Code that draws figures:
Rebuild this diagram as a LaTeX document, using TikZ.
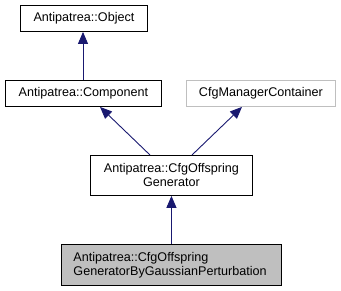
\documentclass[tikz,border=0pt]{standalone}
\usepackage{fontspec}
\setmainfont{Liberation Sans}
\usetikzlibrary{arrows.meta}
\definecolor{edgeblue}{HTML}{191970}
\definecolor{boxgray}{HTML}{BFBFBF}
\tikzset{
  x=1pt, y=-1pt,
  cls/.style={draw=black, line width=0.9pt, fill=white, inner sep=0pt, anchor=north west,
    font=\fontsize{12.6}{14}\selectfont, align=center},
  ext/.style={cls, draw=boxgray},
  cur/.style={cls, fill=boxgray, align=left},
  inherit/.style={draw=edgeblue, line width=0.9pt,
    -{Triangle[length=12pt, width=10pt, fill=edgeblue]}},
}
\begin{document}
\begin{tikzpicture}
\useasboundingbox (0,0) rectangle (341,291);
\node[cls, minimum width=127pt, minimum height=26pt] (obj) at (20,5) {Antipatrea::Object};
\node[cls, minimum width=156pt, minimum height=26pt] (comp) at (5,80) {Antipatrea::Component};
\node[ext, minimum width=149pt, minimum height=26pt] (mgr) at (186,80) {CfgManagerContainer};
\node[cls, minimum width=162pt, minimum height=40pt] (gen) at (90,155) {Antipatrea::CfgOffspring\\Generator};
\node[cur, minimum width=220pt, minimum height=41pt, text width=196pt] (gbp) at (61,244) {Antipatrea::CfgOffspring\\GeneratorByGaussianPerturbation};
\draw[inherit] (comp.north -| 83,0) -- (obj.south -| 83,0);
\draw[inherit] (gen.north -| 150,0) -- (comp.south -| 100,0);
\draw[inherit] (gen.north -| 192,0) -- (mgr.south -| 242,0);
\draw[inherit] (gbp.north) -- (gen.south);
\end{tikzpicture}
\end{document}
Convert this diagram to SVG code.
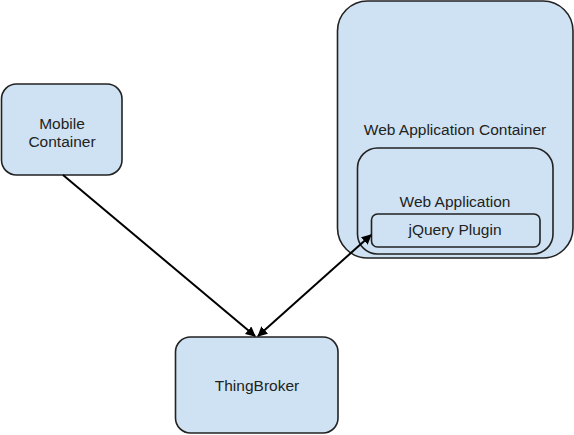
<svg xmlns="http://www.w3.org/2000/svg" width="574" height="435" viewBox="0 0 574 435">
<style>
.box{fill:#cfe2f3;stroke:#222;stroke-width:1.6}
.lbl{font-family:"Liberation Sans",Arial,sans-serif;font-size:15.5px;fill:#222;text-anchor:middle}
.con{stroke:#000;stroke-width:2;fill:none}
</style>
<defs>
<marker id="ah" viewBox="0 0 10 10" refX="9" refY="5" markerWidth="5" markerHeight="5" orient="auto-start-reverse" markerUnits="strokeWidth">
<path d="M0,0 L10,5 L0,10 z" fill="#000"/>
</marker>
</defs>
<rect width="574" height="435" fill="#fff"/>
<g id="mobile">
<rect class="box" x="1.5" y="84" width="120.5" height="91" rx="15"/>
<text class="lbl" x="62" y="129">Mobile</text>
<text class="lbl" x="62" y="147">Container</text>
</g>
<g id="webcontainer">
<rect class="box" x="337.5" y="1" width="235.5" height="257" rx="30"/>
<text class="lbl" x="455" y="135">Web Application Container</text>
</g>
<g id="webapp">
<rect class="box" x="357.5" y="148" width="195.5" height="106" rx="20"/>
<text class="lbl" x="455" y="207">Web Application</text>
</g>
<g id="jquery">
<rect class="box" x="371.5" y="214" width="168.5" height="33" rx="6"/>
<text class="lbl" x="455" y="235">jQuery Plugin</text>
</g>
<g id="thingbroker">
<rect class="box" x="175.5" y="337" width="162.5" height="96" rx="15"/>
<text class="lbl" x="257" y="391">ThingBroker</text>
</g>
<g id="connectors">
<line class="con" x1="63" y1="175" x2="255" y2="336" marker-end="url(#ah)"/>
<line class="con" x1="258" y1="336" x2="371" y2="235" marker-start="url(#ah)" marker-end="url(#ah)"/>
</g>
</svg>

### Required work
Identify the lines above with the word "this". Copy them.

### Task response
Rebuild this diagram as a LaTeX document, using TikZ.
Convert this diagram to SVG code.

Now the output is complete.